Catalan nationalists have complained for a long time that they send too much money to the poorer parts of Spain, through taxes controlled by Madrid. This region of Spain has a population of about 7.5 million people who have occupied the area for 1,000 years, with their own parliament, language, flag, and anthem. Although for years they have been holding peaceful demonstrations to promote independence, recently the protests turned violent.
The increase in aggression happened after nine independence leaders had been found guilty of sedition and given jail sentences. Catalonia’s former Vice President Oriol Junqueras was convicted of sedition and misuse of public funds, sentenced to 13 years in prison, and banned from holding public office for 13 years. Former Foreign Minister Raul Romeva, Labor Minister Dolors Bassa, and Regional Government Spokesman Jordi Turull were convicted of the same, handed 12 years imprisonment, and also banned from holding office for 12 years. Others had lesser sentences, but still several years in prison and barred from holding future office.
Minutes after the court ruling, the people took to the streets, protesting in outrage. A peaceful demonstration was attended by more than 500,000 people in the Catalan capital of Barcelona, but violence erupted, and several nights of rioting followed. As of October 18, 207 police officers had been injured, 107 police vehicles damaged, and nearly 800 trash cans set on fire.

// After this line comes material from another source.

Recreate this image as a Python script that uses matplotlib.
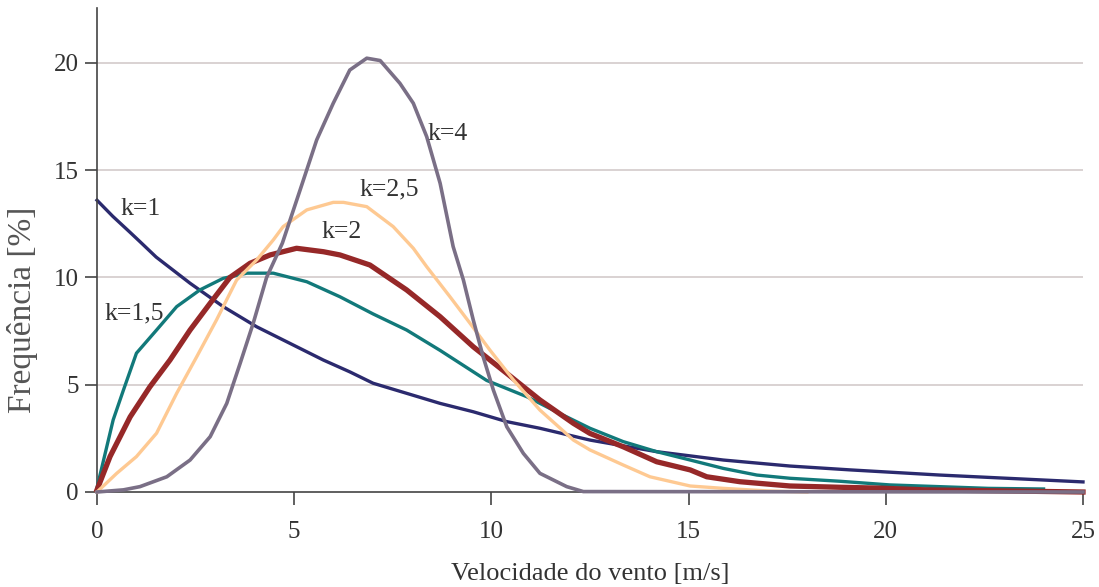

The Sagrada Familia Church, the area’s most famous landmark, was blocked by pro-independence protesters, and 57 flights were canceled at Barcelona-El Prat airport. The Spanish football federation had to postpone its Barcelona-Real Madrid game because of the disturbances. Roads were blocked by demonstrators, making it difficult for citizens to maneuver and businesses to stay open. At least 96 people were hurt as the protests continued across Spain’s north-eastern region.
The Audiencia Nacional, Spain’s highest criminal court, ordered the police to shut down the website and social media accounts of Tsunami Democratic, which is the independence organization that used apps to direct and coordinate protests.
Former Catalan President Carles Puigdemont had fled to Belgium to escape being prosecuted but has since turned himself in. He led the region from January 2016 to October 2017 but was fired by the Spanish government for trying to make a declaration of independence. He is faced with the same charges as former Vice President Junqueras, of sedition and misuse of public funds with a sentence of 13 years in prison.